If trade balances are not balanced, we cannot speak about mutually beneficial and sustainable international trade but about colonialism. Country which is only exporting and is not willing to import equal financial value is indeed using a colonial economical policy which will lead its business partner to ruins sooner or later.

 

If you cut your finger you will start bleeding ......but you will not bleed to death.

Your body has mechanisms which will stop the bleeding and make the wound whole again and in short period of time will replenish amount of blood loss.
At the same time the body has warning systems which will tell you that you cut yourself and something needs to be done – pain.

In economy it is the same.

If country is losing money in international trade it very quickly discovers that it is bleeding – it is missing money in internal circulation and comes the pain in the form of growing unemployment ( so clearly visible in Europe as well as in USA)

First automatic defense mechanism of body of State is exchange rate – and it functions automatically, without any needed starters. Country importing too much must buy more and more foreign currency and so its domestic currency is losing its value and imports age getting more expensive which causes their reduction.

Other corrective mechanisms are at the hands of the government and are tested by time and are working – introducing of import tariffs, taxes up to the level which bring balance  to trade.

 

But if we get rid of these defense mechanisms ( introduction of common currency – Euro in Europe or total ban on all tariffs through various agreements and trade zones) if an imbalance occurs there is the danger that certain countries literally bleed out of money without any means to defend itself.

Therefore, it is inevitable to enable countries which are suffering from longer lasting trade deficits to implement tariffs, taxes on imported goods up to the level which restores balance.
It is important not to consider such tariffs as going against international trade.
After all, international trade has to be sustainable at the first place.

Another option lies in introduction of fully digital currency ( chapter 16), which would prevent exporting capital abroad. Income from exports would stay at the accounts in banks of importer. Their owners, exporters could use them freely to buy goods or services at their will or sell them to third party or to their domestic state in exchange for domestic currency. But, as part of united, fully digitalized financial system they would be subject of periodic capital tax which would be enabling their gradual reduction.
That way we would prevent hoarding excessive of exported capital through its gradual taxation.


The obvious hurdle in introduction of such or similar system is willingness of other party to accept it. 
However, I am afraid that if no such mechanism will be introduced, countries will learn the hard way the point of having one in place. The trade deficits of today will ultimately lead to crash of finances of some affected countries and only after that there will be a serious thinking how to proceed in the future. People usually choose the correct path of action only after they exhausted all the wrong approaches – that is what Murphy’s laws are saying. In the past, such imbalances and subsequent inability to pay lead to wars, after which the nations started over. Repeating the same mistakes, only more cautiously, more slowly but in essence it was always all the same again. And the results were all the same as well. It is so tempting to use neocolonial policies and to make money at other nations expanses. After all, they are the stupid ones that are buying from us, we are not forcing them at all, do we?  But the price of such thinking was always so high and today may be simply unimaginable.

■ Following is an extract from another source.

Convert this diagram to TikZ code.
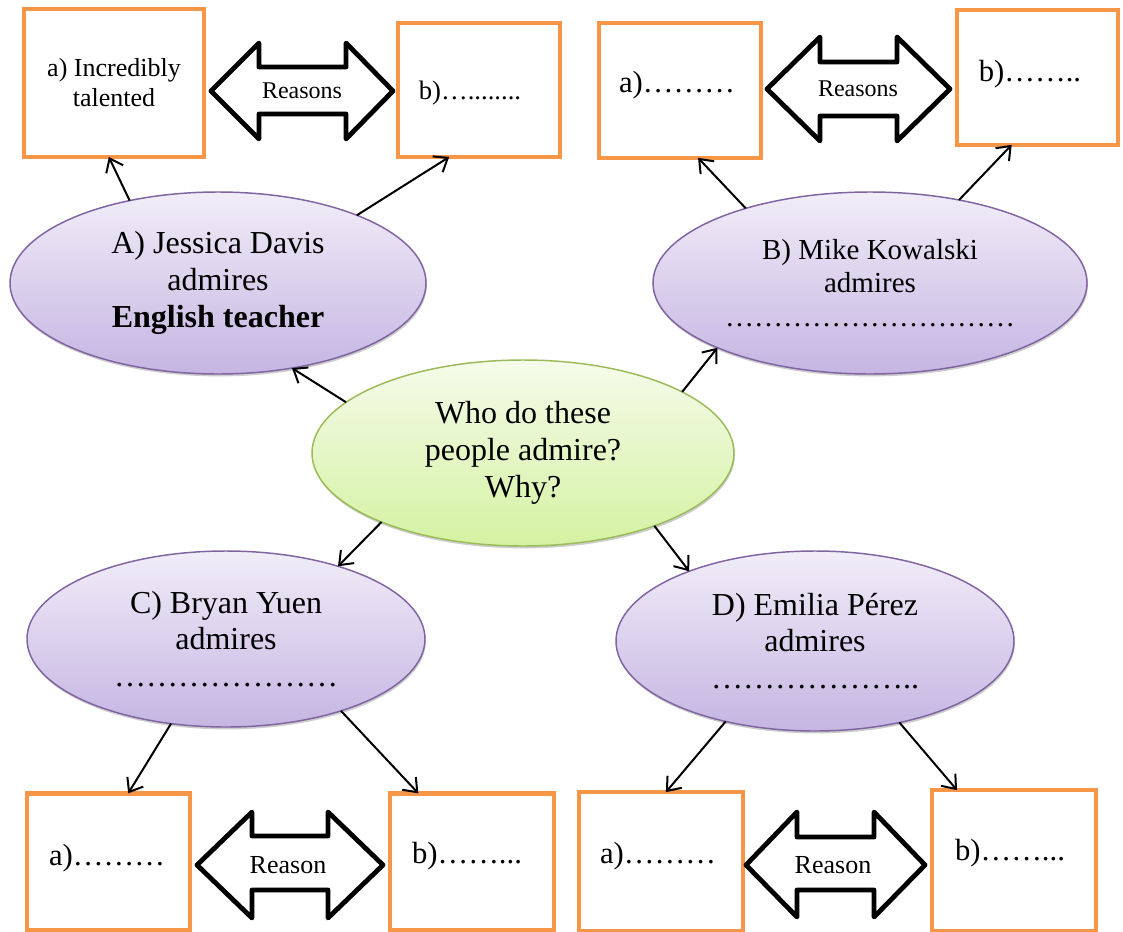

We are living in 21st century. Should we not start at least pretending that these 2000 years left some knowledge on us?  We should be running our international trade relationships in a way which is not leading to conflict, but making sure we are avoiding it.  Free trade is not an answer to that. Through free trade we say that you can export as much as you like and we can do the same. But in reality it does not mean that all countries will be ABLE to do well at the same scale.  Some countries are not able to compete as efficiently as others. That should not let them defenseless at the mercy of more competitive ones. There must be a mechanism at state level which allows for some correction to prevent serious imbalances building up. Otherwise there will be tensions, which we will not have tools to fix and as history teaches us it is not the best position to be.